Aunque solo me conozcáis a través de mis crónicas en Viajes sin Retorno, ya habréis imaginado que prolongué mi estancia en Oaxaca para acudir, el Martes de Carnaval, a San Martín. Al llegar, encuentro, apoyado en el petril de un puente, a un muchacho ebrio con su cuerpo pintado de negro. Su máscara reposa sobre el suelo, junto a sus pies. Tras saludarnos, el chico tira de la anilla de su próxima lata de cerveza y me ofrece los primeros tragos que agradezco inmensamente; hace muchísimo calor.

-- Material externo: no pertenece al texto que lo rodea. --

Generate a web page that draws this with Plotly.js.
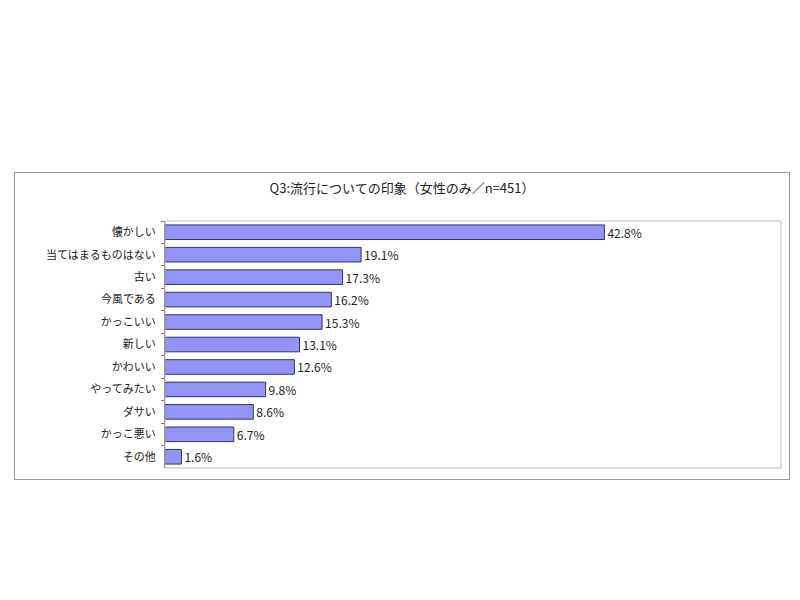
<!DOCTYPE html>
<html>
<head>
<meta charset="utf-8">
<script src="https://cdn.plot.ly/plotly-3.0.1.min.js"></script>
<style>
  body { margin: 0; background: #fff; }
  #chart {
    position: absolute; left: 14px; top: 172px;
    width: 774px; height: 306px;
    border: 1px solid #999;
  }
</style>
</head>
<body>
<div id="chart"></div>
<script>
const categories = ['懐かしい', '当てはまるものはない', '古い', '今風である', 'かっこいい',
  '新しい', 'かわいい', 'やってみたい', 'ダサい', 'かっこ悪い', 'その他'];
const percents = [42.8, 19.1, 17.3, 16.2, 15.3, 13.1, 12.6, 9.8, 8.6, 6.7, 1.6];

const data = [
  {
    x: percents,
    y: categories,
    type: 'bar',
    orientation: 'h',
    texttemplate: '%{x:.1f}%',
    textposition: 'outside',
    constraintext: 'none',
    cliponaxis: false,
    textfont: { size: 12, color: '#222' },
    marker: {
      color: '#9494F6',
      line: { color: '#333366', width: 1 },
    },
    hoverinfo: 'none',
  },
];

const layout = {
  width: 774,
  height: 306,
  margin: { t: 48, l: 150, r: 8, b: 11 },
  font: { family: '"Noto Sans CJK JP", sans-serif', color: '#222', size: 11 },
  paper_bgcolor: '#fff',
  plot_bgcolor: '#fff',
  showlegend: false,
  bargap: 0.35,
  title: {
    text: 'Q3:流行についての印象（女性のみ／n=451）',
    font: { size: 13, color: '#222' },
    x: 0.5,
    xanchor: 'center',
    y: 0.95,
    yanchor: 'middle',
  },
  xaxis: {
    range: [0, 60],
    visible: false,
    fixedrange: true,
  },
  yaxis: {
    autorange: 'reversed',
    showline: true,
    linecolor: '#777',
    linewidth: 1,
    ticks: 'outside',
    tickson: 'boundaries',
    ticklen: 3,
    tickcolor: '#777',
    ticklabelstandoff: 6,
    showgrid: false,
    zeroline: false,
    fixedrange: true,
  },
  shapes: [
    {
      type: 'rect', xref: 'paper', yref: 'paper',
      x0: 0, x1: 1, y0: 0, y1: 1,
      line: { color: '#bbb', width: 1 },
    },
  ],
};

Plotly.newPlot('chart', data, layout, { displayModeBar: false, staticPlot: true });
</script>
</body>
</html>
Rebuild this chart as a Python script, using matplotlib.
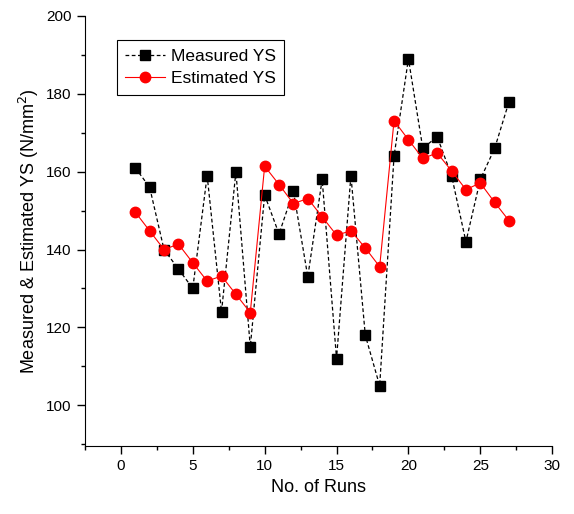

Suenan trompetas, tambores, guitarras y guitarrones. Mientras, estos demonios saltan y danzan frenéticamente emitiendo gritos estridentes. De súbito, tres de ellos detienen sus miradas sobre mí, como si acabara de aparecer allí. Se dirigen raudos hacia donde estoy. Prudentemente, dejo de hacer fotos e introduzco mi teléfono en un bolsillo. El trío de diablos me habla al unísono, pero no entiendo sus palabras debido al bullicio circundante. Al instante, proceden a embadurnar las partes expuestas de mi piel utilizando el mismo tinte oleoso con el que ellos tienen aceitados sus cuerpos. Soy bienvenido.
De regreso a la capital, en su calle principal, varias representaciones desfilan luciendo los trajes de carnaval característicos de sus respectivos municipios. Unos cubren sus rostros con máscaras que parecen hechas de porcelana, otros van totalmente cubiertos de cintas de colores, otros bailan parapetados sobre unos altísimos zancos… Una orquesta precede a cada grupo. Aparecen nuevos personajes: unos portando coloridos semicírculos de plumas como tocado; otros ocultando sus caras tras coloridos pañuelos y, más allá, unos demonios similares a los de San Martín, pero pintados de rojo…
Me apresuro para fotografiar las mejores perspectivas del desfile. Corro entre sus participantes y el público. De repente, sobre la acera, reconozco a Marcel. Saludo precipitadamente. Hoy le toca a él disfrutar del festejo, relajado.